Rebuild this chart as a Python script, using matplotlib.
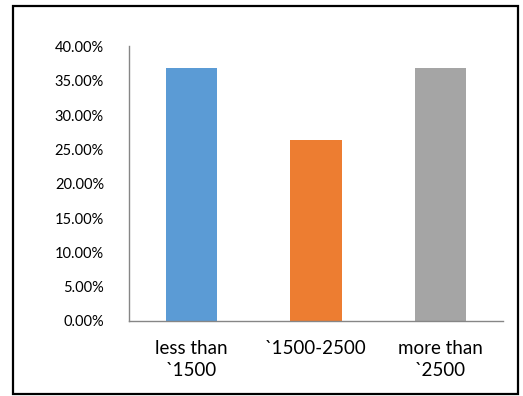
import matplotlib.pyplot as plt
from matplotlib.patches import Rectangle
from matplotlib.ticker import PercentFormatter

categories = ['less than\n`1500', '`1500-2500', 'more than\n`2500']
shares = [0.3684, 0.2632, 0.3684]
colors = ['#5b9bd5', '#ed7d31', '#a5a5a5']

plt.rcParams['font.family'] = ['Lato', 'DejaVu Sans']

fig = plt.figure(figsize=(5.23, 3.96), dpi=100)
ax = fig.add_axes([0.2467, 0.1894, 0.9618 - 0.2467, 0.8826 - 0.1894])

x = range(len(categories))
ax.bar(x, shares, width=0.41, color=colors)
ax.set_xlim(-0.5, 2.5)
ax.set_ylim(0, 0.40)
ax.set_yticks([i * 0.05 for i in range(9)])
ax.yaxis.set_major_formatter(PercentFormatter(1.0, decimals=2))
ax.set_xticks(list(x))
ax.set_xticklabels(categories, linespacing=1.35)

for side in ['top', 'right']:
    ax.spines[side].set_visible(False)
for side in ['left', 'bottom']:
    ax.spines[side].set_color('#868686')
    ax.spines[side].set_linewidth(1.0)
ax.tick_params(axis='both', length=0, colors='black')
ax.tick_params(axis='y', labelsize=10.5, pad=18)
ax.tick_params(axis='x', labelsize=13.5, pad=14)

# outer frame around the chart
fig.patches.append(Rectangle((13 / 523, 2 / 396), 505 / 523, 388 / 396,
                             transform=fig.transFigure, fill=False,
                             edgecolor='black', linewidth=1.6))

fig.savefig('out.png', dpi=100)
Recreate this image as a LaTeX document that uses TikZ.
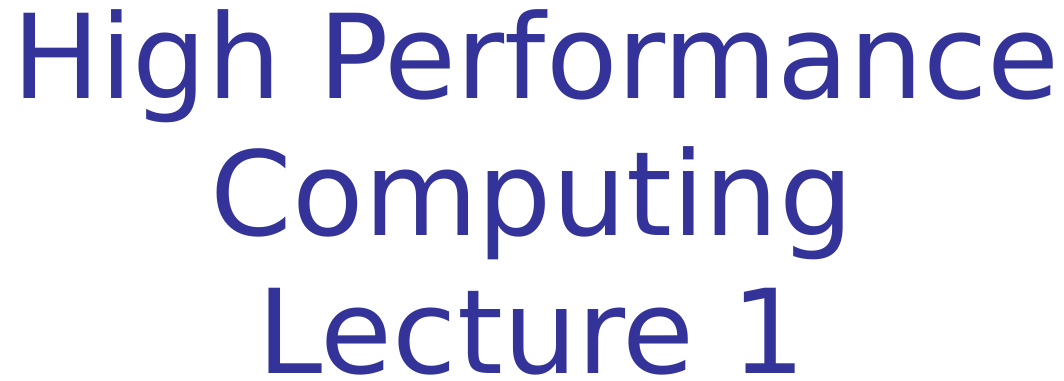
\documentclass[tikz,border=0pt]{standalone}
\usepackage{fontspec}
\setmainfont{DejaVu Sans}
\definecolor{titleblue}{RGB}{51,51,153}
\begin{document}
\begin{tikzpicture}[x=1pt,y=1pt]
	\tikzset{titletext/.style={text=titleblue,inner sep=0pt,anchor=base,font=\fontsize{117}{137}\selectfont}}
	\useasboundingbox (0,0) rectangle (1064,380);
	% Titelzeilen
	\node[titletext] (high) at (536,281) {High Performance};
	\node[titletext] (comp) at (532,144) {Computing};
	\node[titletext] (lect) at (532,7) {Lecture 1};
\end{tikzpicture}
\end{document}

== Set problem ==
From the opening line of the entries above to the line containing "from matplotlib.ticker import", please transcribe each line exactly, skipping every picture.

== Task result ==
Rebuild this chart as a Python script, using matplotlib.
import matplotlib.pyplot as plt
from matplotlib.patches import Rectangle
from matplotlib.ticker import PercentFormatter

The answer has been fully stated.